Teaching neural nets to find needles in haystacks of images
A PyTorch implementation of attention-based multiple instance learning for when you only know the bag's label, not each item's.

What it does
This repo implements a 2018 paper on Multiple Instance Learning (MIL) with an attention mechanism. In MIL, you get a “bag” of images and only the bag has a label — say, “contains a 9” — while individual images inside go unlabeled. The model must learn to spot which instances matter without ever being told directly. The included code runs an MNIST experiment where bags of handwritten digits are classified this way.
The interesting bit
The attention mechanism sits before the final layer of a modified LeNet-5, learning to weight each instance’s importance rather than treating them equally. It’s a neat trick for medical imaging scenarios — the authors point to breast and colon cancer datasets — where only a tiny fraction of cells in a tissue slide may actually be cancerous, but you only have slide-level labels.
Key highlights
- Attention-based MIL pooling layer in a modified LeNet-5 CNN
- MNIST-BAGS experiment with configurable bag generation
- Two data loaders: a concise one (bags ≤10 items) and the original experimental one (any length, but only tested for target digit ‘9’)
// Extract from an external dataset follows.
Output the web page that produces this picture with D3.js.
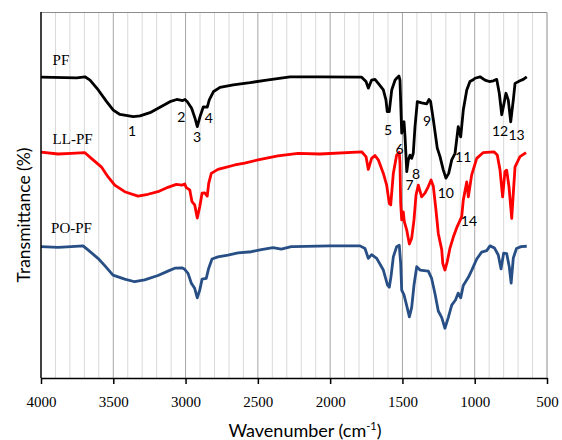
<!DOCTYPE html>
<html>
<head>
<meta charset="utf-8">
<script src="https://cdn.jsdelivr.net/npm/d3@7"></script>
<style>
  body { margin: 0; background: #fff; }
  svg { display: block; }
</style>
</head>
<body>
<svg id="chart" width="562" height="440"></svg>
<script>
// spectra: wavenumber (cm-1) and transmittance (arbitrary, offset)
const pfWn = [4000,3753,3696,3661,3604,3546,3500,3454,3362,3315,3246,3177,3108,3061,3020,3004,2988,2958,2935,2919,2900,2877,2850,2836,2808,2762,2670,2554,2439,2278,2070,1782,1752,1736,1713,1690,1667,1632,1614,1605,1591,1574,1551,1540,1524,1517,1505,1498,1489,1482,1470,1459,1448,1436,1425,1413,1397,1367,1332,1316,1305,1286,1259,1240,1217,1199,1180,1159,1136,1114,1097,1079,1055,1033,1014,998,963,929,899,871,848,830,813,797,784,768,751,733,721,687,664,640];
const pfT  = [82.2,82.0,82.3,81.4,78.7,75.5,73.2,72.0,71.4,71.6,72.5,74.0,75.5,76.1,75.8,76.1,75.5,73.7,71.0,68.7,71.4,74.1,74.0,76.0,78.2,79.4,80.1,80.7,81.4,82.3,82.3,82.2,81.0,79.2,81.4,81.6,80.5,78.7,76.0,72.8,72.8,78.7,81.4,81.9,82.5,81.4,66.9,69.1,70.0,65.9,56.4,59.6,60.9,60.0,61.4,68.7,75.5,75.2,74.9,76.1,75.5,70.5,62.8,60.5,56.8,54.6,55.9,59.6,61.4,68.7,65.9,73.2,78.7,81.0,81.4,81.9,82.3,81.4,81.0,81.2,81.6,77.8,71.9,75.1,77.8,76.0,70.0,76.0,80.5,81.2,81.6,82.3];

const llWn = [4000,3882,3790,3698,3652,3583,3537,3490,3421,3329,3260,3191,3122,3064,3025,3006,2995,2971,2956,2937,2919,2902,2886,2868,2850,2840,2822,2776,2729,2660,2591,2499,2361,2222,2070,1782,1752,1736,1713,1690,1667,1632,1609,1591,1581,1563,1540,1522,1517,1512,1505,1494,1487,1470,1452,1436,1420,1406,1390,1367,1344,1321,1302,1286,1268,1252,1228,1221,1206,1190,1171,1148,1125,1107,1090,1079,1055,1044,1021,986,941,867,844,825,807,791,779,763,744,733,721,687,645];
const llT  = [61.7,61.2,61.4,61.6,60.0,57.7,55.0,52.7,50.9,49.7,50.2,50.9,52.1,52.9,52.7,53.0,52.0,51.4,48.2,47.3,43.7,46.8,50.5,50.6,49.7,53.2,55.9,57.0,57.5,58.2,58.7,59.6,60.7,61.4,61.2,61.8,60.5,57.0,60.0,60.8,59.6,55.9,52.7,47.7,47.3,55.9,60.9,61.7,58.7,47.7,43.2,45.4,42.7,40.4,36.6,38.2,43.2,50.0,52.7,49.5,50.5,52.3,54.1,52.3,45.9,39.5,35.0,31.3,29.5,31.8,35.5,38.5,41.0,42.6,44.1,48.6,53.6,49.5,55.5,60.0,61.6,61.8,60.9,56.8,49.5,56.4,56.8,52.3,43.6,50.5,57.7,60.5,61.6];

const poWn = [4000,3882,3790,3709,3675,3606,3559,3502,3421,3352,3283,3191,3122,3075,3025,3006,2983,2960,2937,2919,2902,2886,2857,2840,2817,2776,2707,2637,2545,2476,2395,2338,2269,2255,2001,1793,1759,1736,1713,1678,1632,1603,1591,1579,1563,1540,1522,1512,1505,1489,1470,1452,1436,1420,1401,1378,1321,1298,1275,1252,1228,1206,1183,1159,1133,1114,1097,1079,1044,1021,986,952,917,894,863,837,818,800,779,761,748,733,711,680,640];
const poT  = [35.9,35.7,35.9,36.1,35.0,32.7,30.7,28.1,27.0,26.3,26.8,28.0,29.2,30.0,30.1,29.7,28.6,25.9,24.5,21.9,24.0,27.0,27.2,30.0,32.5,33.1,33.6,34.2,34.5,35.1,35.6,35.2,35.9,35.9,36.1,36.1,35.4,32.7,33.7,32.7,29.5,25.4,24.8,27.7,33.1,35.9,36.3,31.3,24.0,22.7,19.7,16.7,19.3,25.4,30.4,29.5,29.2,27.2,23.1,18.3,16.5,13.6,16.5,19.9,21.3,23.2,21.9,25.3,27.5,29.4,32.5,34.4,34.8,36.1,35.5,33.6,29.8,34.1,34.0,30.4,25.9,32.8,35.4,35.9,36.0];

const seriesNames = ["PF", "LL-PF", "PO-PF"];
const seriesColors = ["#000000", "#ff0000", "#274f85"];
const seriesLabelT = [85.5, 64.0, 39.5];
const seriesLabelWn = [3920, 3920, 3930];

// band numbers: label, wavenumber, transmittance position
const bandLabels = ["1","2","3","4","5","6","7","8","9","10","11","12","13","14"];
const bandWn     = [3370, 3030, 2920, 2840, 1600, 1520, 1450, 1405, 1330, 1200, 1080, 825, 710, 1040];
const bandT      = [66.0, 70.0, 64.5, 69.7, 66.5, 61.2, 51.5, 54.5, 68.8, 49.3, 59.0, 66.2, 65.0, 41.5];

const xTicks = [4000, 3500, 3000, 2500, 2000, 1500, 1000, 500];

const svg = d3.select("#chart");
const margin = {top: 12, right: 15, bottom: 62, left: 41};
const width = 562 - margin.left - margin.right;
const height = 440 - margin.top - margin.bottom;
const g = svg.append("g").attr("transform", `translate(${margin.left},${margin.top})`);

const x = d3.scaleLinear().domain([4000, 500]).range([0, width]);
const y = d3.scaleLinear().domain([0, 100]).range([height, 0]);

// minor grid every 100
g.append("g").selectAll("line")
  .data(d3.range(3900, 500, -100).filter(v => v % 500 !== 0))
  .enter().append("line")
  .attr("x1", d => x(d)).attr("x2", d => x(d))
  .attr("y1", 0).attr("y2", height)
  .attr("stroke", "#d9d9d9").attr("stroke-width", 1);

// major grid every 500
g.append("g").selectAll("line")
  .data(xTicks.filter(v => v !== 4000 && v !== 500))
  .enter().append("line")
  .attr("x1", d => x(d)).attr("x2", d => x(d))
  .attr("y1", 0).attr("y2", height)
  .attr("stroke", "#a6a6a6").attr("stroke-width", 1);

// frame top and right
g.append("path")
  .attr("d", `M0,0.5H${width}V${height}`)
  .attr("fill", "none").attr("stroke", "#8c8c8c").attr("stroke-width", 1);

const line = d3.line().x(d => x(d[0])).y(d => y(d[1]));
const series = [d3.zip(pfWn, pfT), d3.zip(llWn, llT), d3.zip(poWn, poT)];

g.selectAll(".spectrum").data(series)
  .enter().append("path")
  .attr("class", "spectrum")
  .attr("d", line)
  .attr("fill", "none")
  .attr("stroke", (d, i) => seriesColors[i])
  .attr("stroke-width", 2.8)
  .attr("stroke-linejoin", "round");

// axes
const xAxis = g.append("g")
  .attr("transform", `translate(0,${height})`)
  .call(d3.axisBottom(x).tickValues(xTicks).tickSize(6).tickSizeOuter(0).tickPadding(12).tickFormat(d3.format("d")));
xAxis.select(".domain").attr("stroke", "#000").attr("stroke-width", 1.5);
xAxis.selectAll(".tick line").attr("stroke", "#000").attr("stroke-width", 1.5);
xAxis.selectAll(".tick text")
  .attr("font-family", "'Liberation Serif', 'Times New Roman', serif")
  .attr("font-size", 15).attr("fill", "#000");

g.append("line")
  .attr("x1", 0).attr("x2", 0).attr("y1", 0).attr("y2", height)
  .attr("stroke", "#000").attr("stroke-width", 1.5);

// series names
g.selectAll(".sname").data(seriesNames)
  .enter().append("text")
  .attr("class", "sname")
  .attr("x", (d, i) => x(seriesLabelWn[i]))
  .attr("y", (d, i) => y(seriesLabelT[i]))
  .attr("font-family", "'Liberation Serif', 'Times New Roman', serif")
  .attr("font-size", 15)
  .text(d => d);

// band numbers
g.selectAll(".band").data(bandLabels)
  .enter().append("text")
  .attr("class", "band")
  .attr("x", (d, i) => x(bandWn[i]))
  .attr("y", (d, i) => y(bandT[i]))
  .attr("text-anchor", "middle")
  .attr("font-family", "Lato, 'Open Sans', sans-serif")
  .attr("font-size", 14)
  .text(d => d);

// axis titles
svg.append("text")
  .attr("transform", "translate(30,215) rotate(-90)")
  .attr("text-anchor", "middle")
  .attr("font-family", "Lato, 'Open Sans', sans-serif")
  .attr("font-size", 17.5)
  .text("Transmittance (%)");

const xt = svg.append("text")
  .attr("x", 305).attr("y", 437)
  .attr("text-anchor", "middle")
  .attr("font-family", "Lato, 'Open Sans', sans-serif")
  .attr("font-size", 18);
xt.append("tspan").text("Wavenumber (cm");
xt.append("tspan").attr("font-size", 11).attr("dy", -7).text("-1");
xt.append("tspan").attr("dy", 7).text(")");
</script>
</body>
</html>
- 20-epoch training with Adam, outputs bag-level and instance-level predictions
- Authors note the histopathology model is “similar” to the included one; details are in the paper
Caveats
- PyTorch 0.3.1 dependency (released 2018); Python 2.7 was the tested version
- No validation set, no early stopping — the authors deliberately kept the setup small
- The histopathology datasets aren’t included; you must download them separately and adapt the model yourself
- Authors explicitly state they “cannot guarantee any support for this software”
Verdict
Worth a look if you’re implementing MIL from scratch or working with weakly-labeled medical imaging. Skip it if you need a maintained, production-ready library — this is research code from 2018 with the dependencies to match.